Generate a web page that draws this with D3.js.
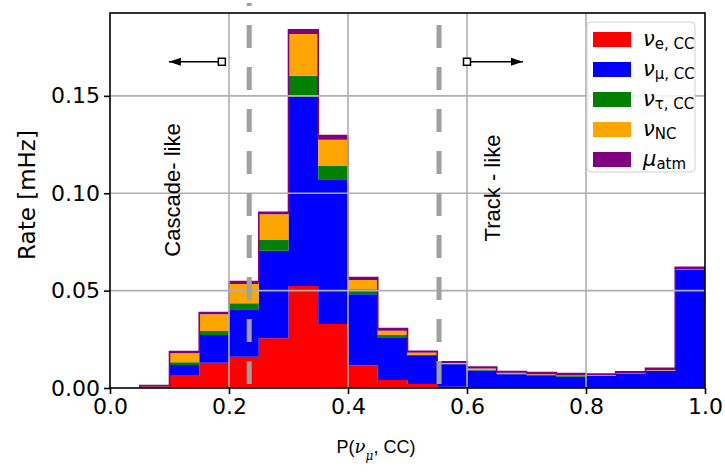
<!DOCTYPE html>
<html>
<head>
<meta charset="utf-8">
<script src="https://cdn.jsdelivr.net/npm/d3@7"></script>
<style>
  body { margin: 0; background: #fff; }
  svg { display: block; }
</style>
</head>
<body>
<div id="chart"></div>
<script>
// bin lower edges, width 0.05
const binStart = [0.00, 0.05, 0.10, 0.15, 0.20, 0.25, 0.30, 0.35, 0.40, 0.45,
                  0.50, 0.55, 0.60, 0.65, 0.70, 0.75, 0.80, 0.85, 0.90, 0.95];
const binWidth = 0.05;

// rates in mHz per component
const nueCC   = [0, 0.0002, 0.0063, 0.0130, 0.0161, 0.0255, 0.0524, 0.0329, 0.0115, 0.0041,
                 0.0021, 0.0007, 0.0002, 0.0001, 0.0001, 0.0001, 0.0001, 0.0001, 0.0001, 0.0001];
const numuCC  = [0, 0.0002, 0.0055, 0.0142, 0.0243, 0.0450, 0.0972, 0.0743, 0.0366, 0.0219,
                 0.0143, 0.0115, 0.0088, 0.0070, 0.0064, 0.0057, 0.0061, 0.0071, 0.0088, 0.0605];
const nutauCC = [0, 0.0001, 0.0014, 0.0021, 0.0031, 0.0055, 0.0107, 0.0068, 0.0026, 0.0012,
                 0.0006, 0.0003, 0.0004, 0.0003, 0.0003, 0.0003, 0.0001, 0.0001, 0.0001, 0.0001];
const nuNC    = [0, 0.0004, 0.0046, 0.0086, 0.0099, 0.0132, 0.0215, 0.0134, 0.0048, 0.0022,
                 0.0012, 0.0004, 0.0006, 0.0004, 0.0003, 0.0003, 0.0002, 0.0002, 0.0002, 0.0002];
const muAtm   = [0, 0.0003, 0.0009, 0.0008, 0.0012, 0.0010, 0.0021, 0.0022, 0.0012, 0.0011,
                 0.0006, 0.0006, 0.0008, 0.0007, 0.0008, 0.0010, 0.0007, 0.0008, 0.0009, 0.0011];

const keys = ["nue", "numu", "nutau", "nc", "mu"];
const colors = { nue: "#ff0000", numu: "#0000ff", nutau: "#008000", nc: "#ffa500", mu: "#800080" };

const xTicks = [0.0, 0.2, 0.4, 0.6, 0.8, 1.0];
const yTicks = [0.00, 0.05, 0.10, 0.15];
const cuts = [0.234, 0.553];

const width = 725, height = 472;
const margin = { top: 13, right: 20, bottom: 84, left: 110 };

const table = binStart.map((b, i) => ({
  x0: b, nue: nueCC[i], numu: numuCC[i], nutau: nutauCC[i], nc: nuNC[i], mu: muAtm[i]
}));

const stacked = d3.stack().keys(keys)(table);
const totals = table.map(d => keys.reduce((s, k) => s + d[k], 0));

const svg = d3.select("#chart").append("svg")
  .attr("width", width).attr("height", height);

const x = d3.scaleLinear().domain([0, 1]).range([margin.left, width - margin.right]);
const yMax = d3.max(totals) * 1.047;
const y = d3.scaleLinear().domain([0, yMax]).range([height - margin.bottom, margin.top]);

svg.append("defs").append("clipPath").attr("id", "clip")
  .append("rect")
  .attr("x", x(0)).attr("y", y(yMax))
  .attr("width", x(1) - x(0)).attr("height", y(0) - y(yMax));

const plot = svg.append("g").attr("clip-path", "url(#clip)");

// stacked step layers
const area = d3.area()
  .x(p => x(p[0]))
  .y0(p => y(p[1]))
  .y1(p => y(p[2]));

stacked.forEach(layer => {
  const pts = [];
  layer.forEach(d => {
    pts.push([d.data.x0, d[0], d[1]]);
    pts.push([d.data.x0 + binWidth, d[0], d[1]]);
  });
  plot.append("path")
    .attr("fill", colors[layer.key])
    .attr("d", area(pts));
});

// outline of the total
const outline = [];
totals.forEach((t, i) => {
  outline.push([binStart[i], t]);
  outline.push([binStart[i] + binWidth, t]);
});
outline.push([1, 0]);
plot.append("path")
  .attr("fill", "none")
  .attr("stroke", colors.mu)
  .attr("stroke-width", 1.6)
  .attr("d", d3.line().x(p => x(p[0])).y(p => y(p[1]))(outline.slice(1)));

// grid on top of bars
const grid = svg.append("g").attr("stroke", "#b0b0b0").attr("stroke-width", 1.6);
xTicks.slice(1, -1).forEach(t => {
  grid.append("line").attr("x1", x(t)).attr("x2", x(t)).attr("y1", y(0)).attr("y2", y(yMax));
});
yTicks.slice(1).forEach(t => {
  grid.append("line").attr("x1", x(0)).attr("x2", x(1)).attr("y1", y(t)).attr("y2", y(t));
});

// cut lines
cuts.forEach((c, i) => {
  svg.append("line")
    .attr("x1", x(c)).attr("x2", x(c))
    .attr("y1", i === 0 ? 3 : y(yMax)).attr("y2", y(0))
    .attr("stroke", "#a0a0a0")
    .attr("stroke-width", 5)
    .attr("stroke-dasharray", "23,19")
    .attr("stroke-dashoffset", i === 0 ? 20 : 30);
});

// frame
svg.append("rect")
  .attr("x", x(0)).attr("y", y(yMax))
  .attr("width", x(1) - x(0)).attr("height", y(0) - y(yMax))
  .attr("fill", "none").attr("stroke", "#000").attr("stroke-width", 1.6);

// axes
const xAxis = svg.append("g")
  .attr("transform", `translate(0,${y(0)})`)
  .call(d3.axisBottom(x).tickValues(xTicks).tickFormat(d3.format(".1f")).tickSize(6).tickPadding(4));
const yAxis = svg.append("g")
  .attr("transform", `translate(${x(0)},0)`)
  .call(d3.axisLeft(y).tickValues(yTicks).tickFormat(d3.format(".2f")).tickSize(6).tickPadding(4));
[xAxis, yAxis].forEach(g => {
  g.select(".domain").remove();
  g.selectAll("line").attr("stroke", "#000").attr("stroke-width", 1.6);
  g.selectAll("text").attr("fill", "#000")
    .style("font-family", "DejaVu Sans").style("font-size", "22px");
});

svg.append("text")
  .attr("transform", "translate(35,195) rotate(-90)")
  .attr("text-anchor", "middle")
  .style("font-family", "DejaVu Sans").style("font-size", "23px")
  .text("Rate [mHz]");

const xl = svg.append("text")
  .attr("x", 376).attr("y", 453)
  .attr("text-anchor", "middle")
  .style("font-family", "Liberation Sans").style("font-size", "18px");
xl.append("tspan").text("P(");
xl.append("tspan").style("font-family", "DejaVu Serif").style("font-style", "italic").text("ν");
xl.append("tspan").attr("dy", 7).style("font-size", "12px")
  .style("font-family", "DejaVu Serif").style("font-style", "italic").text("μ");
xl.append("tspan").attr("dy", -7).text(", CC)");

// region annotations
const note = (xc, yc, label) => svg.append("text")
  .attr("transform", `translate(${xc},${yc}) rotate(-90)`)
  .attr("text-anchor", "middle")
  .style("font-family", "Liberation Sans").style("font-size", "22px")
  .text(label);
note(x(0.118), 190, "Cascade- like");
note(x(0.655), 188, "Track - like");

svg.append("defs").append("marker")
  .attr("id", "arr").attr("viewBox", "0 0 12 10")
  .attr("refX", 12).attr("refY", 5)
  .attr("markerWidth", 12).attr("markerHeight", 10)
  .attr("markerUnits", "userSpaceOnUse")
  .attr("orient", "auto")
  .append("path").attr("d", "M0,1 L12,5 L0,9 Z").attr("fill", "#000");

const arrows = [[0.188, 0.099], [0.600, 0.694]];
arrows.forEach(([from, to]) => {
  svg.append("line")
    .attr("x1", x(from)).attr("x2", x(to))
    .attr("y1", y(0.1675)).attr("y2", y(0.1675))
    .attr("stroke", "#000").attr("stroke-width", 1.6)
    .attr("marker-end", "url(#arr)");
  svg.append("rect")
    .attr("x", x(from) - 3.5).attr("y", y(0.1675) - 3.5)
    .attr("width", 7).attr("height", 7)
    .attr("fill", "#fff").attr("stroke", "#000").attr("stroke-width", 1.5);
});

// legend
const legendItems = [
  { key: "nue", main: "ν", sub: "e, CC" },
  { key: "numu", main: "ν", sub: "μ, CC" },
  { key: "nutau", main: "ν", sub: "τ, CC" },
  { key: "nc", main: "ν", sub: "NC" },
  { key: "mu", main: "μ", sub: "atm" }
];
const lg = svg.append("g").attr("transform", "translate(587,22)");
lg.append("rect")
  .attr("width", 108).attr("height", 150).attr("rx", 4)
  .attr("fill", "#fff").attr("fill-opacity", 0.85)
  .attr("stroke", "#d0d0d0");
legendItems.forEach((it, i) => {
  const row = lg.append("g").attr("transform", `translate(6,${10 + i * 30})`);
  row.append("rect").attr("width", 38).attr("height", 15).attr("fill", colors[it.key]);
  const t = row.append("text").attr("x", 50).attr("y", 14)
    .style("font-family", "DejaVu Sans").style("font-size", "21px");
  t.append("tspan").style("font-style", "italic").text(it.main);
  t.append("tspan").attr("dy", 3).style("font-size", "15px").text(it.sub);
});
</script>
</body>
</html>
---------------
**SET PROBLEM**
Only the lines from the start of the material through the line containing "const binWidth = 0.05;" should be transcribed. Pictures stay out.

**SOLUTION TO THIS PROBLEM**
Generate a web page that draws this with D3.js.
<!DOCTYPE html>
<html>
<head>
<meta charset="utf-8">
<script src="https://cdn.jsdelivr.net/npm/d3@7"></script>
<style>
  body { margin: 0; background: #fff; }
  svg { display: block; }
</style>
</head>
<body>
<div id="chart"></div>
<script>
// bin lower edges, width 0.05
const binStart = [0.00, 0.05, 0.10, 0.15, 0.20, 0.25, 0.30, 0.35, 0.40, 0.45,
                  0.50, 0.55, 0.60, 0.65, 0.70, 0.75, 0.80, 0.85, 0.90, 0.95];
const binWidth = 0.05;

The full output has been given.